### WHAT IS BEING ASKED
Reproduce exactly the lines starting at the line that contains "Emit a Python" and ending at the line that contains "fig = go.Figure()". Omit pictures.

### Stored dataset items
========================================================================

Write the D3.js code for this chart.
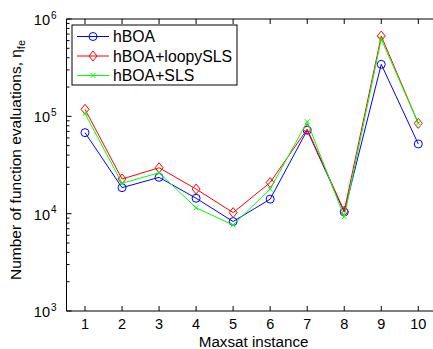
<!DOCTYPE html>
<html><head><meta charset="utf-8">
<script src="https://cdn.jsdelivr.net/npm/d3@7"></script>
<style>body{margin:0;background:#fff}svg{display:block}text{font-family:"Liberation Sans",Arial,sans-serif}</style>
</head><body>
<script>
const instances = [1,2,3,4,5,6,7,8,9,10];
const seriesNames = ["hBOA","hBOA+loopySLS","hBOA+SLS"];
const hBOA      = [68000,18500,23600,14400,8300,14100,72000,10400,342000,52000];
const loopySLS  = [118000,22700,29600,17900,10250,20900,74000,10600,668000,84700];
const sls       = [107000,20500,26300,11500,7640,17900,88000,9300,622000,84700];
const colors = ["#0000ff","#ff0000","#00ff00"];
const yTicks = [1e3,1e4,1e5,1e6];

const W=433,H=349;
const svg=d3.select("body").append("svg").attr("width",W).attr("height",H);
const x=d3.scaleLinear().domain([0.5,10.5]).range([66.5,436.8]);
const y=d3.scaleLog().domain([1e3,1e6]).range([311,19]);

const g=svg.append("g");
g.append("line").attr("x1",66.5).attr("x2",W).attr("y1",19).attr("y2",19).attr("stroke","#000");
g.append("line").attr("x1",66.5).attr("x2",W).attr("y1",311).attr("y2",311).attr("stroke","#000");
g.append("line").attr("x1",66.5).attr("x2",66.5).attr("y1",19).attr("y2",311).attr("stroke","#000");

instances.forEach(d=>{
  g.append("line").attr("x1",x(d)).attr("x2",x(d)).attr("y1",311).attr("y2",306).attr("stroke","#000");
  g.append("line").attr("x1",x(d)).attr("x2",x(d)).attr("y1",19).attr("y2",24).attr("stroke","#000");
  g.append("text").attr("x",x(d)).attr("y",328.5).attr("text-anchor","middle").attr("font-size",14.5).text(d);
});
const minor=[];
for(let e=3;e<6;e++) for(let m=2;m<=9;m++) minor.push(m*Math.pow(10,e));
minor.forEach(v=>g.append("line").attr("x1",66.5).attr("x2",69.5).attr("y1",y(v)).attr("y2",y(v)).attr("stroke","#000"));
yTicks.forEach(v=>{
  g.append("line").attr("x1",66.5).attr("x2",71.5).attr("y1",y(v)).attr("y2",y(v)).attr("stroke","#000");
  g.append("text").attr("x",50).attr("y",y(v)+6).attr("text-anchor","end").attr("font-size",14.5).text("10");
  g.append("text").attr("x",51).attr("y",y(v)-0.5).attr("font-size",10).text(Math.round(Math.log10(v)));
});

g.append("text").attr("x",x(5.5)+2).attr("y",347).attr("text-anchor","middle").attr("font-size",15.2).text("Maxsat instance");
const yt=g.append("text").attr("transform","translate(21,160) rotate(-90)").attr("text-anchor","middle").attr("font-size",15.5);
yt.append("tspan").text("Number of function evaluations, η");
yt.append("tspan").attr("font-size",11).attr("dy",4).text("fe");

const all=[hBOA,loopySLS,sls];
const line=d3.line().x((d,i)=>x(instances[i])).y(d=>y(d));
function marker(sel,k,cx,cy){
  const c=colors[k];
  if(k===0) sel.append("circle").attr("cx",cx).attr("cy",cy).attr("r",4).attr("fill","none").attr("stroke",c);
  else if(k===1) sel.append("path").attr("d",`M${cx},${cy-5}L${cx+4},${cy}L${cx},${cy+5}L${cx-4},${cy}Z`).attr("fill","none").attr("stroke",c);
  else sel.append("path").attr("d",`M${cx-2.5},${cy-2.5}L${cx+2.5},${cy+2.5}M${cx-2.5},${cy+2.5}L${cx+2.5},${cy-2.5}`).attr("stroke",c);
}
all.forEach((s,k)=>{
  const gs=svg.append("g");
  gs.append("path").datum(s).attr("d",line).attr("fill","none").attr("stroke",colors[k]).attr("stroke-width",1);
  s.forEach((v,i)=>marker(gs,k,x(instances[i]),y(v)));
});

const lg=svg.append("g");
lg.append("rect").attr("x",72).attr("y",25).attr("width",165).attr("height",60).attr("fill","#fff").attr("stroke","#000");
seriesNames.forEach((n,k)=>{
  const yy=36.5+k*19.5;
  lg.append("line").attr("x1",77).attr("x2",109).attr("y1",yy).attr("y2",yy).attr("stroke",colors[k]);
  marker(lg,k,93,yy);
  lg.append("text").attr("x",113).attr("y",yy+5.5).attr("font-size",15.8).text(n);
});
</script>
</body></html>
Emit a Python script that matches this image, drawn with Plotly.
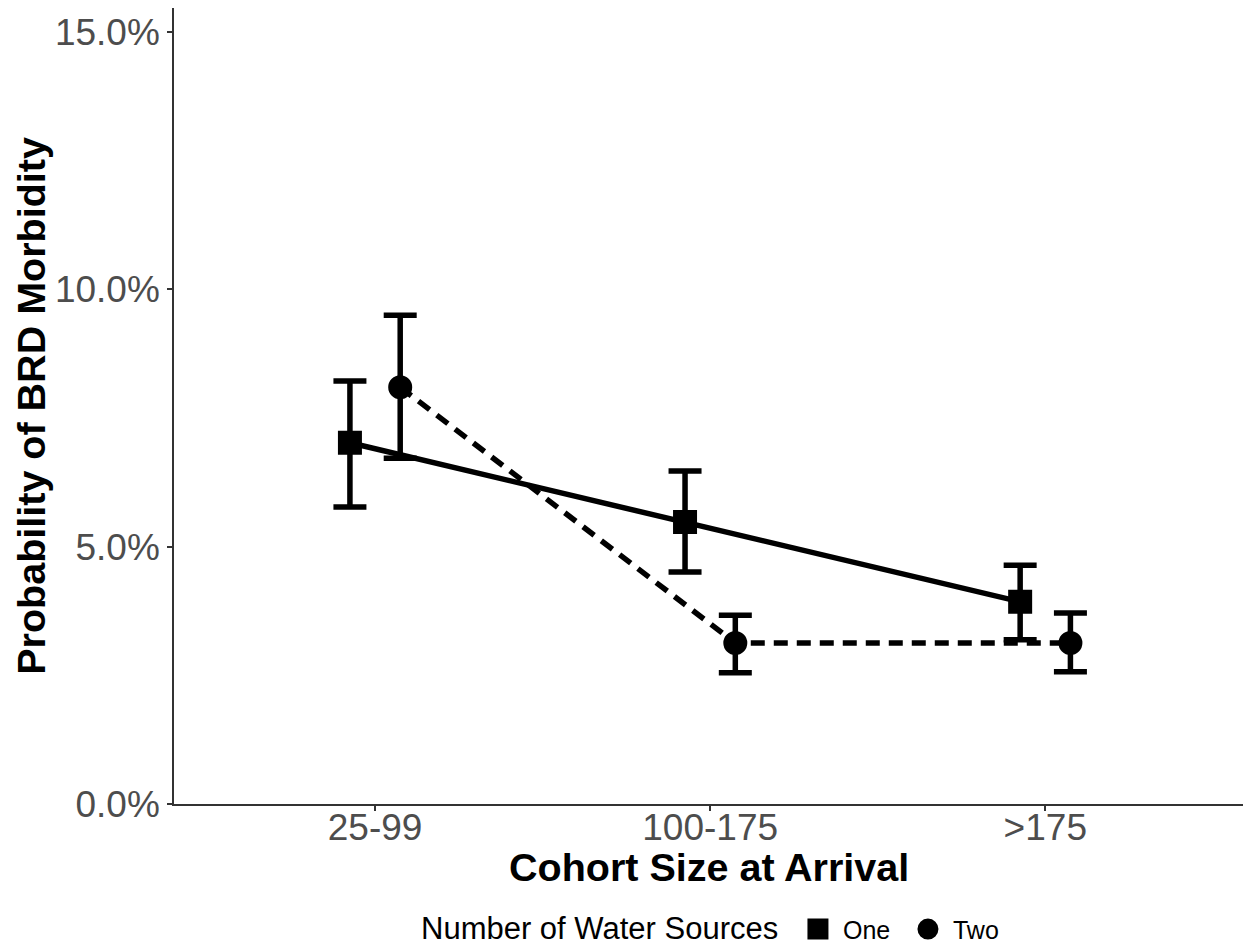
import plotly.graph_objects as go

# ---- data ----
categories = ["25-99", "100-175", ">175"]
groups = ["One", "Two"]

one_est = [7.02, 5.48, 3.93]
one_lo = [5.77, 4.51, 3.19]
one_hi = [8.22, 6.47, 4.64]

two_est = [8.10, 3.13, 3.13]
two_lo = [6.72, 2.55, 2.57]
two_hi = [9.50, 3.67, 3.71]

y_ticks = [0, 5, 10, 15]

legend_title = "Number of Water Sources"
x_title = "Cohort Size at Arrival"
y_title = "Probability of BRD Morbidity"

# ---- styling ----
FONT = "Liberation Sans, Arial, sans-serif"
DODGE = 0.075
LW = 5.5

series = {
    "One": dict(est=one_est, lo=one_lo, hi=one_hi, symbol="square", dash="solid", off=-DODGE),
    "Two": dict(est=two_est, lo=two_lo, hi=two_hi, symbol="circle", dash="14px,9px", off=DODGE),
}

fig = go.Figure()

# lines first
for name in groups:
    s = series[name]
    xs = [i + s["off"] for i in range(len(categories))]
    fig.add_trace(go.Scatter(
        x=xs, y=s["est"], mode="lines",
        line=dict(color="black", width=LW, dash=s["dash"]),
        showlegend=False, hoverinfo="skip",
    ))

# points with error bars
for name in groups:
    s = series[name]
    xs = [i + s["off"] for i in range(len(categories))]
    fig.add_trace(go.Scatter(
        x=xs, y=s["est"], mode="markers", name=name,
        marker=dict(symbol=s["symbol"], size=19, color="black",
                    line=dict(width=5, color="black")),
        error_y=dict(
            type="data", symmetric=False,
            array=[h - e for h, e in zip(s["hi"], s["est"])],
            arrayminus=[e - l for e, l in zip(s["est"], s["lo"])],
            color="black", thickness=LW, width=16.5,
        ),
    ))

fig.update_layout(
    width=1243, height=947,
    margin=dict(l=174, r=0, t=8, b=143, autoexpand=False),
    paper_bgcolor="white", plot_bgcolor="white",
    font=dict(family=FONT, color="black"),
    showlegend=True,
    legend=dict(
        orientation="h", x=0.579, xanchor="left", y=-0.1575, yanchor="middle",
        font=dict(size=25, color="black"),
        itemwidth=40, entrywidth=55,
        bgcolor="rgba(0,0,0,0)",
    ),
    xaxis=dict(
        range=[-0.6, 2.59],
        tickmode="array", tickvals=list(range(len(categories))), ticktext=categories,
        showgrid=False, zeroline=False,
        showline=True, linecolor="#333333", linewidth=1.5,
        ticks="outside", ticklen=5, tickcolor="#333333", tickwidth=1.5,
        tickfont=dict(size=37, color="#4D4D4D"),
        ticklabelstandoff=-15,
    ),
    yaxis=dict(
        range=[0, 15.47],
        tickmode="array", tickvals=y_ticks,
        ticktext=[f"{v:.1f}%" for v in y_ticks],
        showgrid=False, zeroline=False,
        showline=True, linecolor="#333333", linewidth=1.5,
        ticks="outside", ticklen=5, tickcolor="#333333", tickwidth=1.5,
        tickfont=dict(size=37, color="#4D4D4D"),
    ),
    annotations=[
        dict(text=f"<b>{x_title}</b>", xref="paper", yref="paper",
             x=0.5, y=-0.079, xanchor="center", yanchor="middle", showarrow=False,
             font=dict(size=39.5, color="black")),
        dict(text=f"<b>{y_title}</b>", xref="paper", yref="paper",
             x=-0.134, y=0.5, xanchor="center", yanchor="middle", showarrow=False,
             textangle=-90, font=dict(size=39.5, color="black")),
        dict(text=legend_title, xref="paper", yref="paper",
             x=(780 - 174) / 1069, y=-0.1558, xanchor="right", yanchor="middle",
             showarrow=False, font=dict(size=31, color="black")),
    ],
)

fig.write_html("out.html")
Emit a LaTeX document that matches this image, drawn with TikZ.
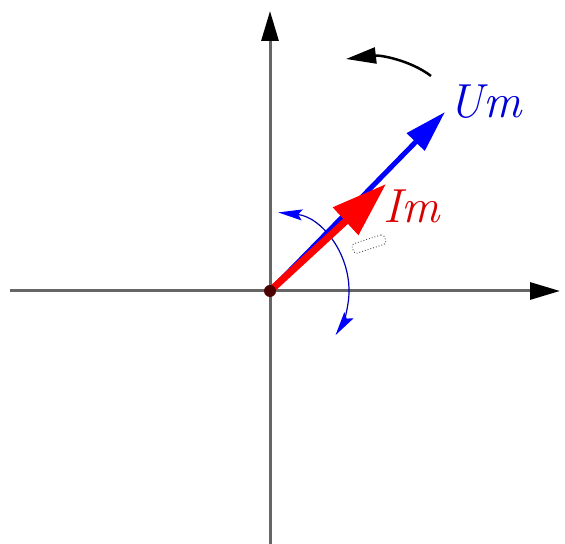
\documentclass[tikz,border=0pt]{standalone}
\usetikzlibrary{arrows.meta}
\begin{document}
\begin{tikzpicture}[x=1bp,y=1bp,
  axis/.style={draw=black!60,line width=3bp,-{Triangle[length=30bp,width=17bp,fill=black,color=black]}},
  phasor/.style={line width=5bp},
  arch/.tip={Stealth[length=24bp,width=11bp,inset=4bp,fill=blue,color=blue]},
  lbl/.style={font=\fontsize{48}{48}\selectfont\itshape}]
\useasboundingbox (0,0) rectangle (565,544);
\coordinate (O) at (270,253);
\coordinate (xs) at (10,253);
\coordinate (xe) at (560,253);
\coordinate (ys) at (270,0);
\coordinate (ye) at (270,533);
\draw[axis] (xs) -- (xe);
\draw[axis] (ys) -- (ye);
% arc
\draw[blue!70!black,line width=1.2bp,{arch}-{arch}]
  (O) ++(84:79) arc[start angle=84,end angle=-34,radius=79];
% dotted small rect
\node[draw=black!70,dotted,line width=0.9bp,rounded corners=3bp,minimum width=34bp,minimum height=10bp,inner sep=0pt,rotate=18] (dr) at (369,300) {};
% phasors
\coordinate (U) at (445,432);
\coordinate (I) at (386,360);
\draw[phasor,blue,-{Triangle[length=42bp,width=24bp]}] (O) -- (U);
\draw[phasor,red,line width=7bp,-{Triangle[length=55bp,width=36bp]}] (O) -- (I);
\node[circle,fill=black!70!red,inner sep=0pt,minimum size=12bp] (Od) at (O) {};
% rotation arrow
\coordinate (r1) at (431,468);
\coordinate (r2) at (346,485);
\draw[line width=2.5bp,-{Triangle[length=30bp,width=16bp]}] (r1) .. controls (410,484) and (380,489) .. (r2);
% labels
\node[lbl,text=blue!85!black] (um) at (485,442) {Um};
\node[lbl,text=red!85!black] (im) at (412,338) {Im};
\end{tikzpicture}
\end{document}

========================================================================

### REPLY TO THE TASK
Emit a Python script that matches this image, drawn with Plotly.
import plotly.graph_objects as go

# ---- data ----
categories = ["25-99", "100-175", ">175"]
groups = ["One", "Two"]

one_est = [7.02, 5.48, 3.93]
one_lo = [5.77, 4.51, 3.19]
one_hi = [8.22, 6.47, 4.64]

two_est = [8.10, 3.13, 3.13]
two_lo = [6.72, 2.55, 2.57]
two_hi = [9.50, 3.67, 3.71]

y_ticks = [0, 5, 10, 15]

legend_title = "Number of Water Sources"
x_title = "Cohort Size at Arrival"
y_title = "Probability of BRD Morbidity"

# ---- styling ----
FONT = "Liberation Sans, Arial, sans-serif"
DODGE = 0.075
LW = 5.5

series = {
    "One": dict(est=one_est, lo=one_lo, hi=one_hi, symbol="square", dash="solid", off=-DODGE),
    "Two": dict(est=two_est, lo=two_lo, hi=two_hi, symbol="circle", dash="14px,9px", off=DODGE),
}

fig = go.Figure()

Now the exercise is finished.